Chain restaurants in downtown Bloomington

Mayor Kruzan has said that his proposal to make chain restaurants a “conditional use” that would need to be approved by the Board of Zoning Appeals (BZA) is not a “ban” on chains. But if it walks like a duck and quacks like a duck… you know how it goes. The purpose of this proposal is clearly to make it more difficult for chains to locate in downtown Bloomington. Given that there are already several chains downtown – Starbucks, Jimmy Johns, Subway and Chipotle – the BZA could conclude that any additional chains would upset the “balance” needed downtown.

After a few people argued in the public comments that the market should determine what restaurants should go downtown, Steve Volan childishly brought up the argument that no one should object to a chemical weapons incineration facility downtown. This is downright silly. It is several leaps from arguing that the market should decide which restaurants should be permitted to locate downtown to arguing for no restrictions on land use at all. Volan is far too intelligent to be making these arguments.

Obviously, there should be reasonable restrictions on land use, to protect the property rights and property values of neighbors. I do not know of anyone who is arguing for absolutely no land use restrictions. Going to an absurd extreme does not establish the case for making chain restaurants a “conditional use” downtown.

The other problem is that the Indiana state constitution makes it illegal for government to “grant to any citizen, or class of citizens, privileges or immunities, which, upon the same terms, shall not equally belong to all citizens.” A restaurant owner with a single location would not be subject to the same restriction as someone attempting to open a Jimmy John’s or a Burger King – or another Kilroy’s location, for that matter. The pseudo-ban would almost certainly be subject to a court challenge, and the city could very well lose.

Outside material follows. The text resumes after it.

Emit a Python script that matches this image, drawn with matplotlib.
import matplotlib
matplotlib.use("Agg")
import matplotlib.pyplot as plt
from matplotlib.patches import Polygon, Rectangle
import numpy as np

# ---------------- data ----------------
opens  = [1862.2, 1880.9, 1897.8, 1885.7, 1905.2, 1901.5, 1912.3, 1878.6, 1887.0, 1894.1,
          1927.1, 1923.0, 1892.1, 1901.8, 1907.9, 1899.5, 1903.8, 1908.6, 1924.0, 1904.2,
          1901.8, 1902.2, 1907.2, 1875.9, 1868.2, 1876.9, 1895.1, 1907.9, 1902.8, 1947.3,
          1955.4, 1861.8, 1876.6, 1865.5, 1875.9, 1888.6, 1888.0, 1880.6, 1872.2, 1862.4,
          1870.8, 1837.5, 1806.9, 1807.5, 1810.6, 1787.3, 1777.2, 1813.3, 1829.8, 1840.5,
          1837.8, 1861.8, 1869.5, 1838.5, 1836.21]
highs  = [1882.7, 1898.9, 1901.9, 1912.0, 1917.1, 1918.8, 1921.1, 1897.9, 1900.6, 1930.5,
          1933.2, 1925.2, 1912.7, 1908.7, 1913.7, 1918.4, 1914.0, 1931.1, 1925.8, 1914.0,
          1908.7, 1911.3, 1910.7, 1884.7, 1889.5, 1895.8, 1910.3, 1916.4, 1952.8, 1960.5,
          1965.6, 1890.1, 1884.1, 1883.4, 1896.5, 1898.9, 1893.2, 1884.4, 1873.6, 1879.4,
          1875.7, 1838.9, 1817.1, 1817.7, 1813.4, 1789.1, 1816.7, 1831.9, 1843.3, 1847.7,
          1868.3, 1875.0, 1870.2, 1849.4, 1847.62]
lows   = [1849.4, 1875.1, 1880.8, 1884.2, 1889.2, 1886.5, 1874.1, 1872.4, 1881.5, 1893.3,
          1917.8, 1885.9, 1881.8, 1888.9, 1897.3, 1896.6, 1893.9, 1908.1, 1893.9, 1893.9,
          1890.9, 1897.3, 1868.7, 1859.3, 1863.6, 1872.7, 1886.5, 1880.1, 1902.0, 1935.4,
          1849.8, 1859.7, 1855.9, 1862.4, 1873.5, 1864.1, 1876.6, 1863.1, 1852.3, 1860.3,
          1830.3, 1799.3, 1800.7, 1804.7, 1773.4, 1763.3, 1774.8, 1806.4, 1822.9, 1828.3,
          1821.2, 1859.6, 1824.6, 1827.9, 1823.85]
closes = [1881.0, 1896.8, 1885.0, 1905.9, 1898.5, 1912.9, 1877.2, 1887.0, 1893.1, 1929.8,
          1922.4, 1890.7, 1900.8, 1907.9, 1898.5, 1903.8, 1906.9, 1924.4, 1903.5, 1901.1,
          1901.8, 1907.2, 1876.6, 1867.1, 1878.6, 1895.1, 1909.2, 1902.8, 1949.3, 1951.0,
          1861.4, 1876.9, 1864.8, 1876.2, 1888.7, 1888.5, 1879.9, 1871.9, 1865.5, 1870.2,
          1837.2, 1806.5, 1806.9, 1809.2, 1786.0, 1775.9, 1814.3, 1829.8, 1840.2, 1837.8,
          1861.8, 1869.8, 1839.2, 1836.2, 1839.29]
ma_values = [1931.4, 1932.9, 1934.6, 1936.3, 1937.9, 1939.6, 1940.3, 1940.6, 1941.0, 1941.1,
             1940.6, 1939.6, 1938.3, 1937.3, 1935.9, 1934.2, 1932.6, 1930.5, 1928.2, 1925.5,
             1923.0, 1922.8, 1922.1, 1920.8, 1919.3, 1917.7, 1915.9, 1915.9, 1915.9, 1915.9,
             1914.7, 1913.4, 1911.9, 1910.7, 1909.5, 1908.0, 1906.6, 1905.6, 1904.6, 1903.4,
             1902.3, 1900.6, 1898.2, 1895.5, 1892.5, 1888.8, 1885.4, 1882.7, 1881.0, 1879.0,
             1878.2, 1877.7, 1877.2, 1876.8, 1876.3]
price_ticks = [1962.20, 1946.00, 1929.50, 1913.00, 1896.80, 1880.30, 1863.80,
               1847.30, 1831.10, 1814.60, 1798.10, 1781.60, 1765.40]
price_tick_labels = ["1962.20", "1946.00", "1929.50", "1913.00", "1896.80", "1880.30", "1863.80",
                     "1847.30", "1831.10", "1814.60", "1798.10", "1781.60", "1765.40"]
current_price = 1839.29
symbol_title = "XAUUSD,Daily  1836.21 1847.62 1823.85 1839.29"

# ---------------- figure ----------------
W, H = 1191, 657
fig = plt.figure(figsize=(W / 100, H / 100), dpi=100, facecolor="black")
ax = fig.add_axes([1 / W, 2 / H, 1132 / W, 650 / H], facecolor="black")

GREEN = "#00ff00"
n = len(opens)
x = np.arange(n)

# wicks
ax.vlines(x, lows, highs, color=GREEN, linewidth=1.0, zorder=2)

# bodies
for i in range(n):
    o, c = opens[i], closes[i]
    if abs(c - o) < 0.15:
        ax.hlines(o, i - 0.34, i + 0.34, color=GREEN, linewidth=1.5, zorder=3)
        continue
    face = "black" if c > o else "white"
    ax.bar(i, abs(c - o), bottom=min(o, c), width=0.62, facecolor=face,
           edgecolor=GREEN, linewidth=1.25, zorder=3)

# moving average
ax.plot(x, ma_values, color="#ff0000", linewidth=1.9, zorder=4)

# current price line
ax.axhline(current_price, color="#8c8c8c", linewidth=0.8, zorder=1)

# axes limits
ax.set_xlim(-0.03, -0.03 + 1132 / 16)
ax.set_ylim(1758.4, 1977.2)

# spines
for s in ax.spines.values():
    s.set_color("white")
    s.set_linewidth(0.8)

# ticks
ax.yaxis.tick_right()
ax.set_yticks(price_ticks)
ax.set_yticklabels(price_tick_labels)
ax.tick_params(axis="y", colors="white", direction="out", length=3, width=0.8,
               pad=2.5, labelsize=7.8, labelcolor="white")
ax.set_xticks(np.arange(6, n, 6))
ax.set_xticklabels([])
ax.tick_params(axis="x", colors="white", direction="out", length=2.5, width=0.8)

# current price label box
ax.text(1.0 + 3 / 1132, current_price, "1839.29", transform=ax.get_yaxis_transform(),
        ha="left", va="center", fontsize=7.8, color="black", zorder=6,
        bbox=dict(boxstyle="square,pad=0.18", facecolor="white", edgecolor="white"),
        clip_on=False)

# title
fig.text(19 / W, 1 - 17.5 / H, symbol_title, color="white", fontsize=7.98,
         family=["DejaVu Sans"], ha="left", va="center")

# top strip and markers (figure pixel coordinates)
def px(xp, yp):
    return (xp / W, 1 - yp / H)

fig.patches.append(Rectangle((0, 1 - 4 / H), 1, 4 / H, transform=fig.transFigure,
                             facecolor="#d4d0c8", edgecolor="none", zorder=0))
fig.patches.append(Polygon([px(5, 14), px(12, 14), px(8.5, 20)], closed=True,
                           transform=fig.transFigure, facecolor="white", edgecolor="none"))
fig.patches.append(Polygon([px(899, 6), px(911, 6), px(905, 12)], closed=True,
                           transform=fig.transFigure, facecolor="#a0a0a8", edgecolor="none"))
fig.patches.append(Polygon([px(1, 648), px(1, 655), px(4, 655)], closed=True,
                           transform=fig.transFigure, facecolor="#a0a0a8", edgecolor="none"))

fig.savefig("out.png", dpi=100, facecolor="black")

It is true that downtown Bloomington has a unique character, and we do not necessarily want it to lose that character, but this clearly discriminatory pseudo-ban is not the way to go about protecting the downtown. The city council should reject Kruzan’s proposal.

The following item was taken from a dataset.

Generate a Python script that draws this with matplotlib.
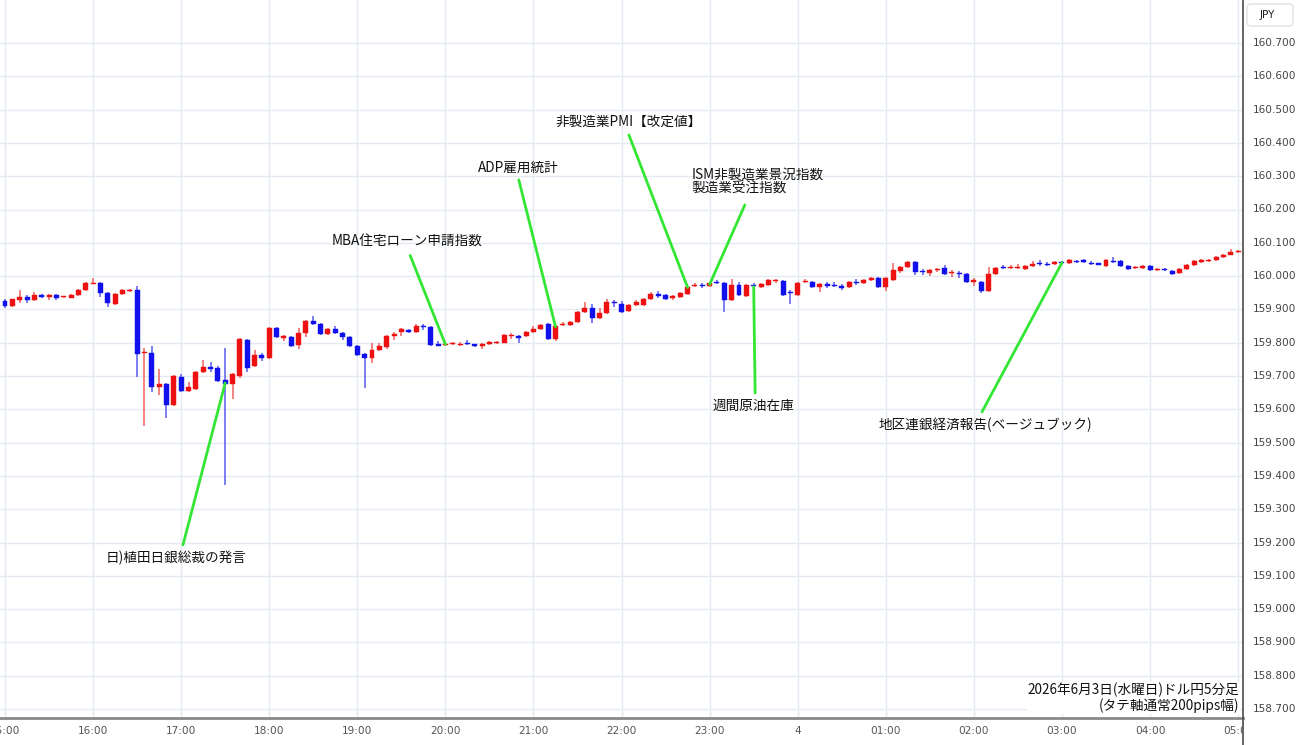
import matplotlib
matplotlib.use('Agg')
import matplotlib.pyplot as plt
from matplotlib.lines import Line2D
from matplotlib.patches import FancyBboxPatch
import matplotlib.transforms as mtransforms
import numpy as np

plt.rcParams['font.family'] = ['Noto Sans CJK JP', 'DejaVu Sans']

# ---------------- data (USD/JPY 5-minute candles, 15:00 -> 05:00) ----------------
opens = [159.925, 159.910, 159.927, 159.936, 159.928, 159.943, 159.937, 159.943, 159.937, 159.935,
         159.943, 159.958, 159.976, 159.979, 159.949, 159.916, 159.946, 159.955, 159.958, 159.769,
         159.769, 159.667, 159.676, 159.613, 159.697, 159.655, 159.661, 159.712, 159.727, 159.724,
         159.688, 159.676, 159.700, 159.808, 159.730, 159.763, 159.754, 159.844, 159.814, 159.817,
         159.793, 159.830, 159.865, 159.856, 159.826, 159.841, 159.830, 159.817, 159.790, 159.766,
         159.754, 159.778, 159.787, 159.820, 159.832, 159.838, 159.832, 159.850, 159.847, 159.794,
         159.793, 159.795, 159.793, 159.797, 159.793, 159.790, 159.796, 159.799, 159.800, 159.819,
         159.820, 159.820, 159.832, 159.840, 159.856, 159.811, 159.852, 159.853, 159.862, 159.892,
         159.904, 159.874, 159.889, 159.922, 159.916, 159.895, 159.913, 159.913, 159.931, 159.946,
         159.943, 159.934, 159.937, 159.946, 159.969, 159.971, 159.970, 159.980, 159.979, 159.928,
         159.973, 159.940, 159.971, 159.967, 159.973, 159.984, 159.985, 159.951, 159.943, 159.981,
         159.982, 159.967, 159.976, 159.972, 159.970, 159.967, 159.982, 159.979, 159.989, 159.994,
         159.967, 159.988, 160.015, 160.027, 160.042, 160.013, 160.009, 160.017, 160.024, 160.008,
         160.008, 160.006, 159.983, 159.982, 159.955, 160.006, 160.025, 160.023, 160.023, 160.021,
         160.030, 160.037, 160.034, 160.036, 160.042, 160.039, 160.044, 160.048, 160.037, 160.036,
         160.030, 160.044, 160.045, 160.030, 160.023, 160.024, 160.030, 160.017, 160.019, 160.015,
         160.009, 160.021, 160.033, 160.043, 160.044, 160.048, 160.057, 160.064, 160.072]
closes = [159.910, 159.930, 159.937, 159.928, 159.943, 159.937, 159.943, 159.935, 159.939, 159.943,
          159.958, 159.979, 159.979, 159.949, 159.919, 159.946, 159.958, 159.958, 159.767, 159.772,
          159.667, 159.676, 159.613, 159.700, 159.655, 159.667, 159.712, 159.727, 159.720, 159.685,
          159.676, 159.706, 159.811, 159.724, 159.763, 159.754, 159.844, 159.817, 159.820, 159.790,
          159.830, 159.865, 159.856, 159.826, 159.841, 159.830, 159.817, 159.790, 159.763, 159.754,
          159.778, 159.790, 159.820, 159.826, 159.841, 159.832, 159.850, 159.847, 159.794, 159.791,
          159.795, 159.797, 159.795, 159.795, 159.791, 159.797, 159.802, 159.801, 159.823, 159.821,
          159.814, 159.832, 159.840, 159.853, 159.811, 159.850, 159.854, 159.862, 159.892, 159.904,
          159.874, 159.889, 159.922, 159.918, 159.892, 159.913, 159.922, 159.931, 159.946, 159.940,
          159.931, 159.940, 159.949, 159.967, 159.971, 159.969, 159.979, 159.978, 159.928, 159.973,
          159.943, 159.973, 159.969, 159.976, 159.988, 159.986, 159.943, 159.949, 159.979, 159.983,
          159.967, 159.976, 159.970, 159.970, 159.964, 159.982, 159.978, 159.988, 159.991, 159.967,
          159.994, 160.018, 160.027, 160.042, 160.012, 160.011, 160.018, 160.019, 160.006, 160.010,
          160.006, 159.982, 159.985, 159.955, 160.006, 160.024, 160.023, 160.025, 160.025, 160.030,
          160.036, 160.035, 160.032, 160.042, 160.039, 160.048, 160.042, 160.042, 160.035, 160.034,
          160.048, 160.042, 160.030, 160.021, 160.025, 160.030, 160.018, 160.019, 160.017, 160.006,
          160.021, 160.033, 160.045, 160.045, 160.046, 160.058, 160.064, 160.073, 160.074]
highs = [159.930, 159.932, 159.958, 159.942, 159.952, 159.946, 159.946, 159.946, 159.941, 159.945,
         159.960, 159.983, 159.994, 159.982, 159.952, 159.948, 159.960, 159.960, 159.970, 159.784,
         159.790, 159.720, 159.680, 159.703, 159.706, 159.682, 159.715, 159.748, 159.742, 159.730,
         159.784, 159.709, 159.814, 159.811, 159.778, 159.768, 159.847, 159.847, 159.823, 159.820,
         159.844, 159.868, 159.880, 159.859, 159.844, 159.850, 159.833, 159.820, 159.793, 159.769,
         159.799, 159.799, 159.823, 159.832, 159.844, 159.841, 159.856, 159.856, 159.850, 159.805,
         159.800, 159.803, 159.803, 159.808, 159.797, 159.799, 159.804, 159.805, 159.826, 159.830,
         159.822, 159.835, 159.850, 159.856, 159.858, 159.853, 159.862, 159.865, 159.895, 159.922,
         159.917, 159.904, 159.931, 159.928, 159.925, 159.916, 159.928, 159.934, 159.952, 159.955,
         159.946, 159.943, 159.952, 159.970, 159.979, 159.979, 159.982, 159.988, 159.982, 159.991,
         159.982, 159.976, 159.979, 159.979, 159.991, 159.991, 159.988, 159.958, 159.982, 159.991,
         159.985, 159.979, 159.982, 159.982, 159.976, 159.985, 159.991, 159.991, 159.997, 159.997,
         159.997, 160.040, 160.030, 160.045, 160.045, 160.021, 160.021, 160.024, 160.033, 160.018,
         160.015, 160.009, 159.994, 159.985, 160.027, 160.027, 160.033, 160.033, 160.036, 160.033,
         160.045, 160.048, 160.042, 160.045, 160.045, 160.051, 160.048, 160.051, 160.045, 160.040,
         160.051, 160.057, 160.048, 160.033, 160.030, 160.033, 160.033, 160.024, 160.024, 160.018,
         160.024, 160.036, 160.048, 160.051, 160.051, 160.060, 160.066, 160.080, 160.078]
lows = [159.904, 159.908, 159.920, 159.920, 159.926, 159.934, 159.928, 159.928, 159.935, 159.933,
        159.941, 159.956, 159.975, 159.937, 159.907, 159.914, 159.944, 159.953, 159.697, 159.550,
        159.652, 159.643, 159.574, 159.610, 159.652, 159.652, 159.658, 159.710, 159.712, 159.682,
        159.373, 159.631, 159.694, 159.712, 159.727, 159.745, 159.751, 159.814, 159.805, 159.787,
        159.781, 159.817, 159.853, 159.823, 159.823, 159.827, 159.808, 159.787, 159.760, 159.664,
        159.739, 159.775, 159.781, 159.808, 159.820, 159.829, 159.829, 159.838, 159.791, 159.789,
        159.791, 159.793, 159.791, 159.793, 159.787, 159.781, 159.794, 159.797, 159.798, 159.811,
        159.799, 159.818, 159.830, 159.838, 159.808, 159.805, 159.850, 159.851, 159.859, 159.889,
        159.859, 159.871, 159.886, 159.907, 159.889, 159.892, 159.910, 159.910, 159.928, 159.934,
        159.928, 159.928, 159.934, 159.943, 159.967, 159.964, 159.967, 159.976, 159.892, 159.925,
        159.940, 159.937, 159.964, 159.964, 159.970, 159.979, 159.940, 159.916, 159.940, 159.979,
        159.964, 159.952, 159.964, 159.967, 159.958, 159.964, 159.973, 159.976, 159.985, 159.964,
        159.955, 159.985, 160.009, 160.024, 160.003, 160.003, 160.000, 160.012, 160.003, 159.997,
        159.994, 159.979, 159.970, 159.950, 159.952, 160.003, 160.021, 160.021, 160.021, 160.018,
        160.028, 160.030, 160.030, 160.034, 160.036, 160.036, 160.039, 160.039, 160.033, 160.032,
        160.027, 160.040, 160.027, 160.018, 160.020, 160.021, 160.015, 160.014, 160.014, 160.003,
        160.006, 160.018, 160.030, 160.040, 160.041, 160.046, 160.055, 160.062, 160.068]

hour_labels = ['15:00', '16:00', '17:00', '18:00', '19:00', '20:00', '21:00', '22:00',
               '23:00', '4', '01:00', '02:00', '03:00', '04:00', '05:00']
price_ticks = [158.7, 158.8, 158.9, 159.0, 159.1, 159.2, 159.3, 159.4, 159.5, 159.6,
               159.7, 159.8, 159.9, 160.0, 160.1, 160.2, 160.3, 160.4, 160.5, 160.6, 160.7]

# event annotations: (text, candle index, price at candle)
event_texts = ['日)植田日銀総裁の発言', 'MBA住宅ローン申請指数', 'ADP雇用統計', '非製造業PMI【改定値】',
               'ISM非製造業景況指数\n製造業受注指数', '週間原油在庫', '地区連銀経済報告(ベージュブック)']
event_candles = [30, 60, 75, 93, 96, 102, 144]
event_prices = [159.679, 159.795, 159.848, 159.966, 159.975, 159.968, 160.040]
caption = '2026年6月3日(水曜日)ドル円5分足\n(タテ軸通常200pips幅)'

# layout of the annotation labels: (text x, text y, line start x, line start y, ha)
event_layout = [
    (23.3, 159.153, 24.25, 159.193, 'center'),
    (54.8, 160.102, 55.2, 160.062, 'center'),
    (69.9, 160.325, 70.0, 160.289, 'center'),
    (85.0, 160.463, 85.0, 160.424, 'center'),
    (93.5, 160.283, 100.8, 160.214, 'left'),
    (101.9, 159.610, 102.2, 159.649, 'center'),
    (133.5, 159.553, 133.1, 159.592, 'center'),
]

# ---------------- figure ----------------
W, H = 1300, 745
fig = plt.figure(figsize=(W / 100, H / 100), dpi=100)
plot_right = 1243
plot_bottom = 27
ax = fig.add_axes([0, plot_bottom / H, plot_right / W, (H - plot_bottom) / H])

px_per_candle = 7.34
x0_px = 5.0
xmin = -x0_px / px_per_candle
xmax = (plot_right - x0_px) / px_per_candle
ppu = 333.0
ymax = 160.7 + 43 / ppu
ymin = ymax - (H - plot_bottom) / ppu
ax.set_xlim(xmin, xmax)
ax.set_ylim(ymin, ymax)

n = len(opens)
idx = np.arange(n)
o = np.array(opens); c = np.array(closes); h = np.array(highs); l = np.array(lows)
up = c >= o
red = '#ee1111'
blue = '#1111ee'
cols = np.where(up, red, blue)
wick_cols = np.where(up, '#f06060', '#5a5af0')

ax.vlines(idx, l, h, colors=wick_cols, linewidth=1.1, zorder=3)
body_bottom = np.minimum(o, c)
body_h = np.maximum(np.abs(c - o), 0.004)
ax.bar(idx, body_h, bottom=body_bottom, width=0.68, color=cols, edgecolor=cols,
       linewidth=0.3, zorder=4)

# grid
hour_pos = np.arange(0, n, 12)
ax.set_xticks(hour_pos)
ax.set_yticks(price_ticks)
ax.tick_params(length=0, labelbottom=False, labelleft=False)
ax.grid(True, color='#e4eaf1', linewidth=1.0, zorder=0)
ax.set_axisbelow(True)
for s in ['top', 'left', 'right']:
    ax.spines[s].set_visible(False)
ax.spines['bottom'].set_color('#8a8a8a')
ax.spines['bottom'].set_linewidth(2)

# right price labels
trans = mtransforms.blended_transform_factory(ax.transAxes, ax.transData)
for p in price_ticks:
    ax.text(1253 / plot_right, p, f'{p:.3f}', transform=trans, ha='left', va='center',
            fontsize=7.6, color='#444444', family='DejaVu Sans', clip_on=False)

# overlay axes in pixel coordinates
box_ax = fig.add_axes([0, 0, 1, 1], facecolor='none')
box_ax.set_xlim(0, W); box_ax.set_ylim(H, 0); box_ax.axis('off')
box_ax.add_patch(FancyBboxPatch((1247, 4), 46, 22, boxstyle='round,pad=0,rounding_size=4',
                                facecolor='white', edgecolor='#e2e2e2', linewidth=1))
box_ax.text(1267, 15.5, 'JPY', ha='center', va='center', fontsize=7.6, color='#222222',
            family='DejaVu Sans')
box_ax.add_line(Line2D([plot_right, plot_right], [0, H], color='#4a4a4a', linewidth=1.2))

# x labels axis (clipped at right edge)
xl_ax = fig.add_axes([0, 0, plot_right / W, plot_bottom / H], facecolor='none')
xl_ax.set_xlim(xmin, xmax); xl_ax.set_ylim(0, 1); xl_ax.axis('off')
for pos, lab in zip(hour_pos, hour_labels):
    xl_ax.text(pos, 0.5, lab, ha='center', va='center', fontsize=7.6, color='#555555',
               family='DejaVu Sans', clip_on=True)

# annotations
green = '#33e633'
for text, ci, cp, (tx, tp, lx, lp, ha) in zip(event_texts, event_candles, event_prices, event_layout):
    ax.plot([lx, ci], [lp, cp], color=green, linewidth=2, zorder=5, solid_capstyle='round')
    ax.text(tx, tp, text, ha=ha, va='center', fontsize=9.8, color='#111111', zorder=6,
            linespacing=1.0)

# caption bottom right
box_ax.text(1239, 698, caption, ha='right', va='center', multialignment='right',
            fontsize=9.8, color='#111111', linespacing=1.05,
            bbox=dict(facecolor='white', edgecolor='none', pad=0.5))

fig.savefig('out.png', dpi=100)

One thought on “Chain restaurants in downtown Bloomington

  1. A bit of an outsider perspective, but I like how the Broad Ripple village in Indianapolis has handled chains. Several chains have existed in the heart of Broad Ripple, some for a long time. But the ones in the heart of Broad Ripple typically are different than the typical store.

    The Starbucks and CVS both lack a drive thru and are small. The Kroger lacks a pharmacy and is pretty much groceries and a few other items. The McDonald's has a drive-thru but it is on the edge of Broad Ripple and not in the heart of it.

    And that seems to be the attitude in lots of Indianapolis' communities, neighborhoods, and cultural centers. Chains are allowed, but you're probably not gonna get a Wal-Mart Super Center in there. A Wal-Mart Grocery Market? Maybe.

    Hell, this whole discussion may be a non-issue. How much downtown space in Bloomington is there actually available? I'd guess that any chain would have to be in existing spaces and wouldn't have much room to expand.